Instructions for the task: Give back the full listing, character for character, with no pictures.

========================================

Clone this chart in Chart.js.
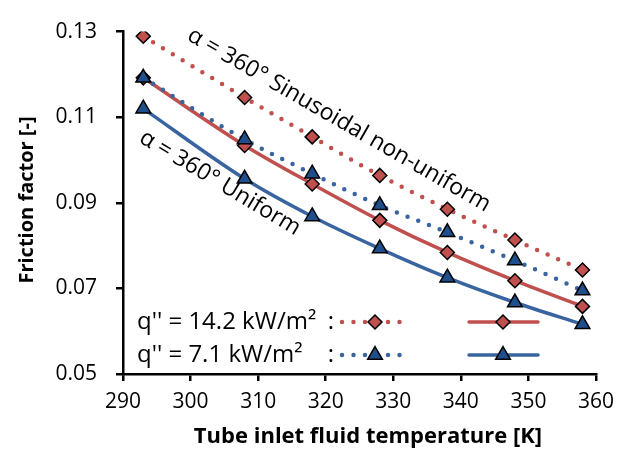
<!DOCTYPE html>
<html>
<head>
<meta charset="utf-8">
<script src="https://cdn.jsdelivr.net/npm/chart.js@4"></script>
<style>
  html, body { margin: 0; padding: 0; background: #fff; }
  canvas { display: block; }
</style>
</head>
<body>
<canvas id="chart" width="630" height="452"></canvas>
<script>
// --- data ---
const temps = [293, 308, 318, 328, 338, 348, 358];

const sinus14 = [0.1289, 0.1146, 0.1054, 0.0964, 0.0885, 0.0813, 0.0743];   // red dotted
const sinus7  = [0.1192, 0.1048, 0.0968, 0.0894, 0.0831, 0.0765, 0.0695];   // blue dotted
const unif14  = [0.1192, 0.1034, 0.0944, 0.0859, 0.0784, 0.0718, 0.0658];   // red solid
const unif7   = [0.1120, 0.0956, 0.0868, 0.0793, 0.0725, 0.0667, 0.0616];   // blue solid

const xTicks = [290, 300, 310, 320, 330, 340, 350, 360];
const yTicks = [0.05, 0.07, 0.09, 0.11, 0.13];

const RED = '#C0504D';
const BLUE_LINE = '#3A64A0';
const BLUE_FILL = '#1F4E8C';
const FONT = '"Open Sans", Lato, sans-serif';

const pts = vals => vals.map((v, i) => ({ x: temps[i], y: v }));

function series(label, vals, color, fill, style, dotted) {
  return {
    label,
    data: pts(vals),
    borderColor: color,
    backgroundColor: fill,
    borderWidth: dotted ? 4.5 : 3.5,
    borderDash: dotted ? [0, 11.5] : [],
    borderCapStyle: 'round',
    cubicInterpolationMode: 'monotone',
    pointStyle: style,
    pointRadius: style === 'triangle' ? 8.5 : 7,
    pointBorderColor: '#000',
    pointBorderWidth: 1.5,
    pointBackgroundColor: fill,
    fill: false
  };
}

// legend + labels drawn on top
const overlay = {
  id: 'overlay',
  afterDraw(chart) {
    const ctx = chart.ctx;
    const H = Chart.helpers;
    ctx.save();

    // axis titles
    ctx.fillStyle = '#000';
    ctx.font = 'bold 22px ' + FONT;
    ctx.textAlign = 'center';
    ctx.textBaseline = 'middle';
    ctx.fillText('Tube inlet fluid temperature [K]', 368, 437);
    ctx.font = 'bold 20px ' + FONT;
    ctx.save();
    ctx.translate(27, 200);
    ctx.rotate(-Math.PI / 2);
    ctx.fillText('Friction factor [-]', 0, 0);
    ctx.restore();

    // rotated series notes
    ctx.font = '23px ' + FONT;
    ctx.save();
    ctx.translate(339, 120);
    ctx.rotate(30 * Math.PI / 180);
    ctx.fillText('\u03B1 = 360\u00B0 Sinusoidal non-uniform', 0, 0);
    ctx.restore();
    ctx.save();
    ctx.translate(220, 183);
    ctx.rotate(31 * Math.PI / 180);
    ctx.fillText('\u03B1 = 360\u00B0 Uniform', 0, 0);
    ctx.restore();

    // custom legend
    const rows = [
      { text: "q'' = 14.2 kW/m\u00B2", y: 322, color: RED, fill: RED, style: 'rectRot', r: 7 },
      { text: "q'' = 7.1 kW/m\u00B2", y: 355, color: BLUE_LINE, fill: BLUE_FILL, style: 'triangle', r: 8.5 }
    ];
    rows.forEach(row => {
      ctx.fillStyle = '#000';
      ctx.font = '24px ' + FONT;
      ctx.textAlign = 'left';
      ctx.textBaseline = 'middle';
      ctx.fillText(row.text, 137, row.y);
      ctx.textAlign = 'center';
      ctx.fillText(':', 331, row.y);

      ctx.strokeStyle = row.color;
      ctx.lineCap = 'round';
      // dotted sample
      ctx.lineWidth = 4.5;
      ctx.setLineDash([0, 11.5]);
      ctx.beginPath();
      ctx.moveTo(342, row.y);
      ctx.lineTo(402, row.y);
      ctx.stroke();
      // solid sample
      ctx.setLineDash([]);
      ctx.lineWidth = 3.5;
      ctx.beginPath();
      ctx.moveTo(469, row.y);
      ctx.lineTo(538, row.y);
      ctx.stroke();

      ctx.fillStyle = row.fill;
      ctx.strokeStyle = '#000';
      ctx.lineWidth = 1.5;
      [375, 503].forEach(x => {
        H.drawPoint(ctx, { pointStyle: row.style, radius: row.r, borderWidth: 1.5, rotation: 0 }, x, row.y);
      });
    });
    ctx.restore();
  }
};

new Chart(document.getElementById('chart'), {
  type: 'line',
  data: {
    datasets: [
      series('Sinusoidal 14.2', sinus14, RED, RED, 'rectRot', true),
      series('Uniform 7.1', unif7, BLUE_LINE, BLUE_FILL, 'triangle', false),
      series('Sinusoidal 7.1', sinus7, BLUE_LINE, BLUE_FILL, 'triangle', true),
      series('Uniform 14.2', unif14, RED, RED, 'rectRot', false)
    ]
  },
  options: {
    responsive: false,
    animation: false,
    devicePixelRatio: 1,
    layout: { padding: { left: 0, right: 34, top: 20, bottom: 0 } },
    plugins: {
      legend: { display: false },
      tooltip: { enabled: false }
    },
    scales: {
      x: {
        type: 'linear',
        min: xTicks[0],
        max: xTicks[xTicks.length - 1],
        afterBuildTicks: s => { s.ticks = xTicks.map(v => ({ value: v })); },
        afterFit: s => { s.height = 78; },
        border: { color: '#000', width: 2.5 },
        grid: { drawOnChartArea: false, tickLength: 7, tickColor: '#000', tickWidth: 2.5, lineWidth: 2.5 },
        ticks: { color: '#000', font: { family: FONT, size: 21 }, padding: 8, maxRotation: 0 }
      },
      y: {
        min: yTicks[0],
        max: yTicks[yTicks.length - 1],
        afterBuildTicks: s => { s.ticks = yTicks.map(v => ({ value: v })); },
        afterFit: s => { s.width = 123; },
        border: { color: '#000', width: 2.5 },
        grid: { drawOnChartArea: false, tickLength: 7, tickColor: '#000', tickWidth: 2.5, lineWidth: 2.5 },
        ticks: {
          color: '#000',
          font: { family: FONT, size: 21 },
          padding: 19,
          callback: v => v.toFixed(2)
        }
      }
    }
  },
  plugins: [overlay]
});
</script>
</body>
</html>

========================================

Solved exercise:
Clone this chart in Chart.js.
<!DOCTYPE html>
<html>
<head>
<meta charset="utf-8">
<script src="https://cdn.jsdelivr.net/npm/chart.js@4"></script>
<style>
  html, body { margin: 0; padding: 0; background: #fff; }
  canvas { display: block; }
</style>
</head>
<body>
<canvas id="chart" width="630" height="452"></canvas>
<script>
// --- data ---
const temps = [293, 308, 318, 328, 338, 348, 358];

const sinus14 = [0.1289, 0.1146, 0.1054, 0.0964, 0.0885, 0.0813, 0.0743];   // red dotted
const sinus7  = [0.1192, 0.1048, 0.0968, 0.0894, 0.0831, 0.0765, 0.0695];   // blue dotted
const unif14  = [0.1192, 0.1034, 0.0944, 0.0859, 0.0784, 0.0718, 0.0658];   // red solid
const unif7   = [0.1120, 0.0956, 0.0868, 0.0793, 0.0725, 0.0667, 0.0616];   // blue solid

const xTicks = [290, 300, 310, 320, 330, 340, 350, 360];
const yTicks = [0.05, 0.07, 0.09, 0.11, 0.13];

const RED = '#C0504D';
const BLUE_LINE = '#3A64A0';
const BLUE_FILL = '#1F4E8C';
const FONT = '"Open Sans", Lato, sans-serif';

const pts = vals => vals.map((v, i) => ({ x: temps[i], y: v }));

function series(label, vals, color, fill, style, dotted) {
  return {
    label,
    data: pts(vals),
    borderColor: color,
    backgroundColor: fill,
    borderWidth: dotted ? 4.5 : 3.5,
    borderDash: dotted ? [0, 11.5] : [],
    borderCapStyle: 'round',
    cubicInterpolationMode: 'monotone',
    pointStyle: style,
    pointRadius: style === 'triangle' ? 8.5 : 7,
    pointBorderColor: '#000',
    pointBorderWidth: 1.5,
    pointBackgroundColor: fill,
    fill: false
  };
}

// legend + labels drawn on top
const overlay = {
  id: 'overlay',
  afterDraw(chart) {
    const ctx = chart.ctx;
    const H = Chart.helpers;
    ctx.save();

    // axis titles
    ctx.fillStyle = '#000';
    ctx.font = 'bold 22px ' + FONT;
    ctx.textAlign = 'center';
    ctx.textBaseline = 'middle';
    ctx.fillText('Tube inlet fluid temperature [K]', 368, 437);
    ctx.font = 'bold 20px ' + FONT;
    ctx.save();
    ctx.translate(27, 200);
    ctx.rotate(-Math.PI / 2);
    ctx.fillText('Friction factor [-]', 0, 0);
    ctx.restore();

    // rotated series notes
    ctx.font = '23px ' + FONT;
    ctx.save();
    ctx.translate(339, 120);
    ctx.rotate(30 * Math.PI / 180);
    ctx.fillText('\u03B1 = 360\u00B0 Sinusoidal non-uniform', 0, 0);
    ctx.restore();
    ctx.save();
    ctx.translate(220, 183);
    ctx.rotate(31 * Math.PI / 180);
    ctx.fillText('\u03B1 = 360\u00B0 Uniform', 0, 0);
    ctx.restore();

    // custom legend
    const rows = [
      { text: "q'' = 14.2 kW/m\u00B2", y: 322, color: RED, fill: RED, style: 'rectRot', r: 7 },
      { text: "q'' = 7.1 kW/m\u00B2", y: 355, color: BLUE_LINE, fill: BLUE_FILL, style: 'triangle', r: 8.5 }
    ];
    rows.forEach(row => {
      ctx.fillStyle = '#000';
      ctx.font = '24px ' + FONT;
      ctx.textAlign = 'left';
      ctx.textBaseline = 'middle';
      ctx.fillText(row.text, 137, row.y);
      ctx.textAlign = 'center';
      ctx.fillText(':', 331, row.y);

      ctx.strokeStyle = row.color;
      ctx.lineCap = 'round';
      // dotted sample
      ctx.lineWidth = 4.5;
      ctx.setLineDash([0, 11.5]);
      ctx.beginPath();
      ctx.moveTo(342, row.y);
      ctx.lineTo(402, row.y);
      ctx.stroke();
      // solid sample
      ctx.setLineDash([]);
      ctx.lineWidth = 3.5;
      ctx.beginPath();
      ctx.moveTo(469, row.y);
      ctx.lineTo(538, row.y);
      ctx.stroke();

      ctx.fillStyle = row.fill;
      ctx.strokeStyle = '#000';
      ctx.lineWidth = 1.5;
      [375, 503].forEach(x => {
        H.drawPoint(ctx, { pointStyle: row.style, radius: row.r, borderWidth: 1.5, rotation: 0 }, x, row.y);
      });
    });
    ctx.restore();
  }
};

new Chart(document.getElementById('chart'), {
  type: 'line',
  data: {
    datasets: [
      series('Sinusoidal 14.2', sinus14, RED, RED, 'rectRot', true),
      series('Uniform 7.1', unif7, BLUE_LINE, BLUE_FILL, 'triangle', false),
      series('Sinusoidal 7.1', sinus7, BLUE_LINE, BLUE_FILL, 'triangle', true),
      series('Uniform 14.2', unif14, RED, RED, 'rectRot', false)
    ]
  },
  options: {
    responsive: false,
    animation: false,
    devicePixelRatio: 1,
    layout: { padding: { left: 0, right: 34, top: 20, bottom: 0 } },
    plugins: {
      legend: { display: false },
      tooltip: { enabled: false }
    },
    scales: {
      x: {
        type: 'linear',
        min: xTicks[0],
        max: xTicks[xTicks.length - 1],
        afterBuildTicks: s => { s.ticks = xTicks.map(v => ({ value: v })); },
        afterFit: s => { s.height = 78; },
        border: { color: '#000', width: 2.5 },
        grid: { drawOnChartArea: false, tickLength: 7, tickColor: '#000', tickWidth: 2.5, lineWidth: 2.5 },
        ticks: { color: '#000', font: { family: FONT, size: 21 }, padding: 8, maxRotation: 0 }
      },
      y: {
        min: yTicks[0],
        max: yTicks[yTicks.length - 1],
        afterBuildTicks: s => { s.ticks = yTicks.map(v => ({ value: v })); },
        afterFit: s => { s.width = 123; },
        border: { color: '#000', width: 2.5 },
        grid: { drawOnChartArea: false, tickLength: 7, tickColor: '#000', tickWidth: 2.5, lineWidth: 2.5 },
        ticks: {
          color: '#000',
          font: { family: FONT, size: 21 },
          padding: 19,
          callback: v => v.toFixed(2)
        }
      }
    }
  },
  plugins: [overlay]
});
</script>
</body>
</html>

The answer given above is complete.